Eugene joined the national leadership of the CPUSA, and she did research and worked on a CP magazine. Their second son, Eugene Jr., was born in 1942. In 1948, Eugene and ten other CPUSA leaders were indicted under the Smith Act, but she gained recognition for her political work as a vocal opponent of McCarthyism and editor of the women's pages of the Daily Worker.

== Post-Communist career and memoir ==
After Eugene's death in 1961, Dennis moved to San Francisco and became foreign affairs editor of People's World. She became a vocal critic of the Soviet Union and the CPUSA's isolation from the US Left. She resigned from the Communist Party in 1976 and continued working as a freelance writer.

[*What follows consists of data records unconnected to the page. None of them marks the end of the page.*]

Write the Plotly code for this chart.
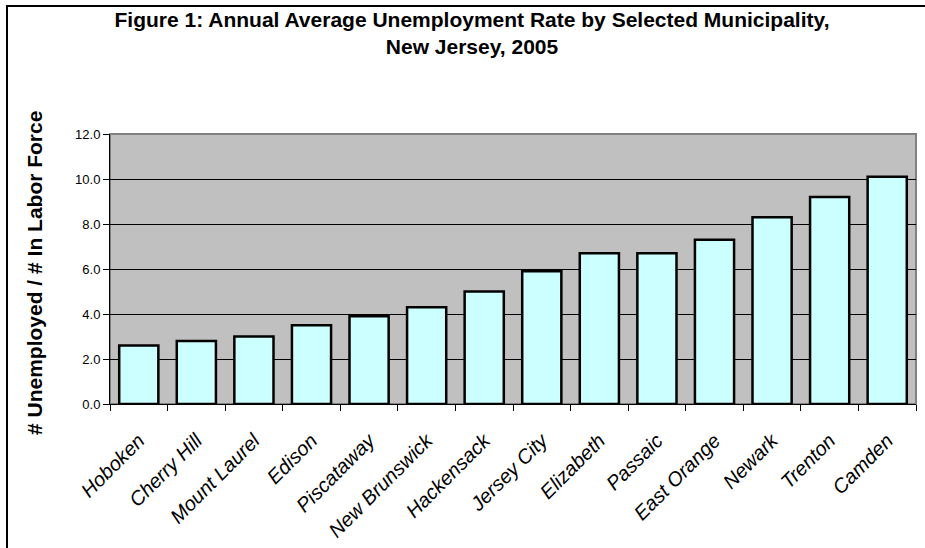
import plotly.graph_objects as go

municipalities = ["Hoboken", "Cherry Hill", "Mount Laurel", "Edison", "Piscataway",
                  "New Brunswick", "Hackensack", "Jersey City", "Elizabeth", "Passaic",
                  "East Orange", "Newark", "Trenton", "Camden"]
unemployment_rate = [2.6, 2.8, 3.0, 3.5, 3.9, 4.3, 5.0, 5.9, 6.7, 6.7, 7.3, 8.3, 9.2, 10.1]
y_ticks = [0, 2, 4, 6, 8, 10, 12]

W, H = 925, 548
L, R, T, B = 110, 9, 134, 144
pw, ph = W - L - R, H - T - B

def px_x(x):
    return (x - L) / pw

def px_y(y):
    return (H - B - y) / ph

font_family = "Arial, Liberation Sans, sans-serif"

fig = go.Figure()
fig.add_trace(go.Bar(
    x=municipalities, y=unemployment_rate,
    marker=dict(color="#CCFFFF", line=dict(color="black", width=2.5)),
    hoverinfo="x+y",
))

fig.update_layout(
    width=W, height=H,
    margin=dict(l=L, r=R, t=T, b=B, pad=0, autoexpand=False),
    paper_bgcolor="white",
    plot_bgcolor="#C0C0C0",
    bargap=0.32,
    showlegend=False,
    font=dict(family=font_family, color="black"),
    title=dict(
        text="<b>Figure 1: Annual Average Unemployment Rate by Selected Municipality,<br>New Jersey, 2005</b>",
        x=472 / W, xanchor="center",
        y=1 - 27 / H, yanchor="top",
        font=dict(size=21, family=font_family, color="black"),
    ),
    xaxis=dict(
        type="category",
        automargin=False,
        tickson="boundaries",
        ticks="outside", ticklen=6, tickcolor="black", tickwidth=1,
        showline=True, linecolor="black", linewidth=1,
        showgrid=False,
        tickangle=-45,
        ticklabelstandoff=16,
        tickfont=dict(size=20, family=font_family, style="italic", color="black"),
    ),
    yaxis=dict(
        range=[0, 12], tickvals=y_ticks, tickformat=".1f",
        automargin=False,
        ticks="outside", ticklen=6, tickcolor="black", tickwidth=1,
        showline=True, linecolor="black", linewidth=1,
        showgrid=True, gridcolor="black", gridwidth=1,
        zeroline=False,
        tickfont=dict(size=13, family=font_family, color="black"),
    ),
    shapes=[
        dict(type="rect", xref="paper", yref="paper", x0=0, x1=1, y0=0, y1=1,
             line=dict(color="#808080", width=2), layer="below"),
        dict(type="rect", xref="paper", yref="paper",
             x0=px_x(7), x1=px_x(W + 20), y0=px_y(H + 20), y1=px_y(6),
             line=dict(color="black", width=2)),
    ],
    annotations=[
        dict(text="<b># Unemployed / # In Labor Force</b>", textangle=-90,
             xref="paper", yref="paper", x=px_x(34), y=px_y(273),
             xanchor="center", yanchor="middle", showarrow=False,
             font=dict(size=21, family=font_family, color="black")),
    ],
)

fig.write_html("out.html")
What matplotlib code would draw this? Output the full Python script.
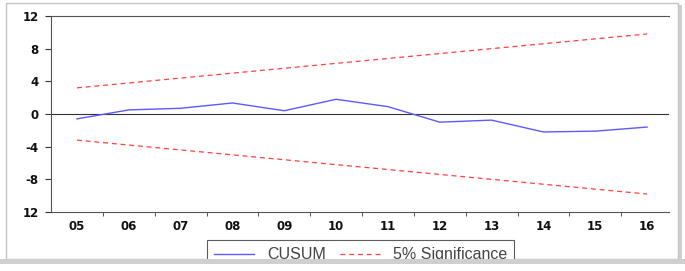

Her 1977 memoir, The Autobiography of an American Communist: A Personal View of a Political Life, is considered a valuable contribution to the history of the American Communist Party and the experiences of its female leaders.

== Death ==
Dennis was disabled by a severe stroke in 1989 and died four years later at the Jewish Home for the Aged in San Francisco. She was buried next to Eugene at the German Waldheim Cemetery in Chicago in a plot reserved for Communist leaders.

The life of Dennis and Eugene was featured in episode 10 (Love in the Cold War), season 4 of the American Experience documentary directed by David Dugan.